**Requirements**
Reproduce the data exactly and drop any pictures it holds.

■ ■ ■

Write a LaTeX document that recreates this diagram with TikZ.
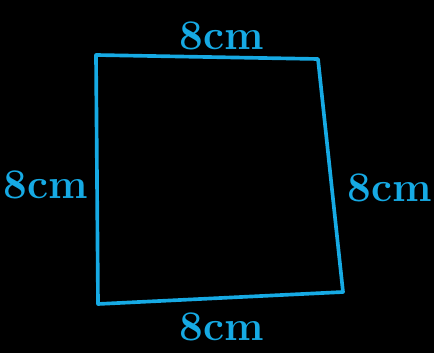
\documentclass[tikz,border=0pt]{standalone}
\usepackage{tikz}
\usetikzlibrary{positioning}
\definecolor{PenBlue}{RGB}{22,170,228}
\begin{document}
\begin{tikzpicture}[x=0.025cm, y=-0.025cm,
	side/.style={draw=PenBlue, line width=2.6pt, line join=round, line cap=round},
	len/.style={text=PenBlue, font=\fontsize{30}{30}\selectfont\bfseries, inner sep=0pt}]
	% fondo negro
	\fill[black] (0,0) rectangle (434,353);
	\useasboundingbox (0,0) rectangle (434,353);
	% esquinas del cuadrado
	\coordinate (tl) at (96,55);
	\coordinate (tr) at (318,59);
	\coordinate (br) at (343,292);
	\coordinate (bl) at (98,304);
	\draw[side] (tl) -- (tr) -- (br) -- (bl) -- cycle;
	% medidas de los lados
	\node[len] (ltop) at (222,36) {8cm};
	\node[len] (lleft) at (46,185) {8cm};
	\node[len] (lright) at (390,188) {8cm};
	\node[len] (lbot) at (222,327) {8cm};
\end{tikzpicture}
\end{document}
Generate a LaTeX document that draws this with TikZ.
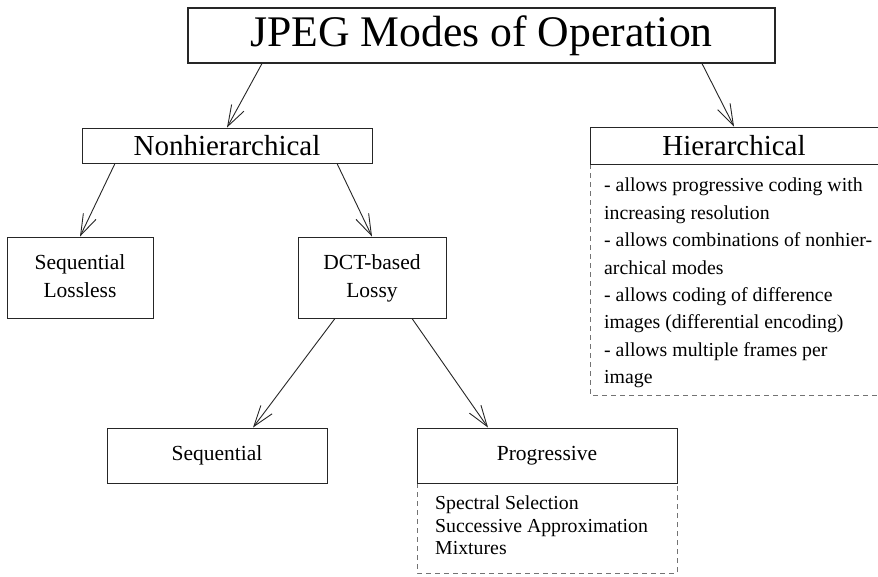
\documentclass[tikz,border=0pt]{standalone}
\usepackage{fontspec}
\setmainfont{Liberation Serif}
\usetikzlibrary{arrows.meta}
\begin{document}
\begin{tikzpicture}[x=1pt,y=-1pt,
  box/.style={draw=black!85, line width=0.9pt, inner sep=0pt, align=center, fill=white},
  arr/.style={draw=black!85, line width=0.9pt, -{Straight Barb[length=21pt,width=14pt,line width=0.9pt]}},
  dbox/.style={draw=black!55, line width=0.8pt, dash pattern=on 5pt off 4pt},
  big/.style={font=\fontsize{43.7pt}{50pt}\selectfont},
  mid/.style={font=\fontsize{29pt}{34pt}\selectfont},
  small/.style={font=\fontsize{21.5pt}{28.5pt}\selectfont},
  listtext/.style={anchor=north west, inner sep=0pt, align=left}
]
\useasboundingbox (0,0) rectangle (878,576);
\fill[white] (0,0) rectangle (878,576);

% dashed bodies
\draw[dbox] (590,164) -- (590,395) -- (878,395);
\draw[dbox] (417,483) -- (417,573) -- (677,573) -- (677,483);

% boxes
\node[box, big, line width=1.1pt, minimum width=587pt, minimum height=55pt] (title) at (481.5,35.5) {JPEG Modes of Operation};
\node[box, mid, minimum width=290pt, minimum height=35pt] (nonh) at (227,145.5) {Nonhierarchical};
\node[box, mid, minimum width=288pt, minimum height=37pt] (hier) at (734,145.5) {Hierarchical};
\node[box, small, minimum width=146pt, minimum height=81pt, text depth=3pt] (seqll) at (80,277.5) {Sequential\\Lossless};
\node[box, small, minimum width=148pt, minimum height=81pt, text depth=3pt] (dct) at (372,277.5) {DCT-based\\Lossy};
\node[box, small, minimum width=220pt, minimum height=55pt] (seq) at (217,455.5) {Sequential};
\node[box, small, minimum width=260pt, minimum height=55pt] (prog) at (547,455.5) {Progressive};

% list texts
\node[listtext, font=\fontsize{19.8pt}{27.4pt}\selectfont] (hiertext) at (604,178) {%
- allows progressive coding with\\
increasing resolution\\
- allows combinations of nonhier-\\
archical modes\\
- allows coding of difference\\
images (differential encoding)\\
- allows multiple frames per\\
image};
\node[listtext, font=\fontsize{19.8pt}{22.5pt}\selectfont] (progtext) at (435,496) {%
Spectral Selection\\
Successive Approximation\\
Mixtures};

% arrows
\draw[arr] ([xshift=-219.5pt]title.south) -- (nonh.north);
\draw[arr] ([xshift=220.5pt]title.south) -- (hier.north);
\draw[arr] ([xshift=-112pt]nonh.south) -- (seqll.north);
\draw[arr] ([xshift=110pt]nonh.south) -- (dct.north);
\draw[arr] ([xshift=-37pt]dct.south) -- ([xshift=36pt]seq.north);
\draw[arr] ([xshift=40pt]dct.south) -- ([xshift=-59pt]prog.north);
\end{tikzpicture}
\end{document}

■ ■ ■

**Solution to the problem**
Write a LaTeX document that recreates this diagram with TikZ.
\documentclass[tikz,border=0pt]{standalone}
\usepackage{tikz}
\usetikzlibrary{positioning}
\definecolor{PenBlue}{RGB}{22,170,228}
\begin{document}
\begin{tikzpicture}[x=0.025cm, y=-0.025cm,
	side/.style={draw=PenBlue, line width=2.6pt, line join=round, line cap=round},
	len/.style={text=PenBlue, font=\fontsize{30}{30}\selectfont\bfseries, inner sep=0pt}]
	% fondo negro
	\fill[black] (0,0) rectangle (434,353);
	\useasboundingbox (0,0) rectangle (434,353);
	% esquinas del cuadrado
	\coordinate (tl) at (96,55);
	\coordinate (tr) at (318,59);
	\coordinate (br) at (343,292);
	\coordinate (bl) at (98,304);
	\draw[side] (tl) -- (tr) -- (br) -- (bl) -- cycle;
	% medidas de los lados
	\node[len] (ltop) at (222,36) {8cm};
	\node[len] (lleft) at (46,185) {8cm};
	\node[len] (lright) at (390,188) {8cm};
	\node[len] (lbot) at (222,327) {8cm};
\end{tikzpicture}
\end{document}
Generate a LaTeX document that draws this with TikZ.
\documentclass[tikz,border=0pt]{standalone}
\usepackage{fontspec}
\setmainfont{Liberation Serif}
\usetikzlibrary{arrows.meta}
\begin{document}
\begin{tikzpicture}[x=1pt,y=-1pt,
  box/.style={draw=black!85, line width=0.9pt, inner sep=0pt, align=center, fill=white},
  arr/.style={draw=black!85, line width=0.9pt, -{Straight Barb[length=21pt,width=14pt,line width=0.9pt]}},
  dbox/.style={draw=black!55, line width=0.8pt, dash pattern=on 5pt off 4pt},
  big/.style={font=\fontsize{43.7pt}{50pt}\selectfont},
  mid/.style={font=\fontsize{29pt}{34pt}\selectfont},
  small/.style={font=\fontsize{21.5pt}{28.5pt}\selectfont},
  listtext/.style={anchor=north west, inner sep=0pt, align=left}
]
\useasboundingbox (0,0) rectangle (878,576);
\fill[white] (0,0) rectangle (878,576);

% dashed bodies
\draw[dbox] (590,164) -- (590,395) -- (878,395);
\draw[dbox] (417,483) -- (417,573) -- (677,573) -- (677,483);

% boxes
\node[box, big, line width=1.1pt, minimum width=587pt, minimum height=55pt] (title) at (481.5,35.5) {JPEG Modes of Operation};
\node[box, mid, minimum width=290pt, minimum height=35pt] (nonh) at (227,145.5) {Nonhierarchical};
\node[box, mid, minimum width=288pt, minimum height=37pt] (hier) at (734,145.5) {Hierarchical};
\node[box, small, minimum width=146pt, minimum height=81pt, text depth=3pt] (seqll) at (80,277.5) {Sequential\\Lossless};
\node[box, small, minimum width=148pt, minimum height=81pt, text depth=3pt] (dct) at (372,277.5) {DCT-based\\Lossy};
\node[box, small, minimum width=220pt, minimum height=55pt] (seq) at (217,455.5) {Sequential};
\node[box, small, minimum width=260pt, minimum height=55pt] (prog) at (547,455.5) {Progressive};

% list texts
\node[listtext, font=\fontsize{19.8pt}{27.4pt}\selectfont] (hiertext) at (604,178) {%
- allows progressive coding with\\
increasing resolution\\
- allows combinations of nonhier-\\
archical modes\\
- allows coding of difference\\
images (differential encoding)\\
- allows multiple frames per\\
image};
\node[listtext, font=\fontsize{19.8pt}{22.5pt}\selectfont] (progtext) at (435,496) {%
Spectral Selection\\
Successive Approximation\\
Mixtures};

% arrows
\draw[arr] ([xshift=-219.5pt]title.south) -- (nonh.north);
\draw[arr] ([xshift=220.5pt]title.south) -- (hier.north);
\draw[arr] ([xshift=-112pt]nonh.south) -- (seqll.north);
\draw[arr] ([xshift=110pt]nonh.south) -- (dct.north);
\draw[arr] ([xshift=-37pt]dct.south) -- ([xshift=36pt]seq.north);
\draw[arr] ([xshift=40pt]dct.south) -- ([xshift=-59pt]prog.north);
\end{tikzpicture}
\end{document}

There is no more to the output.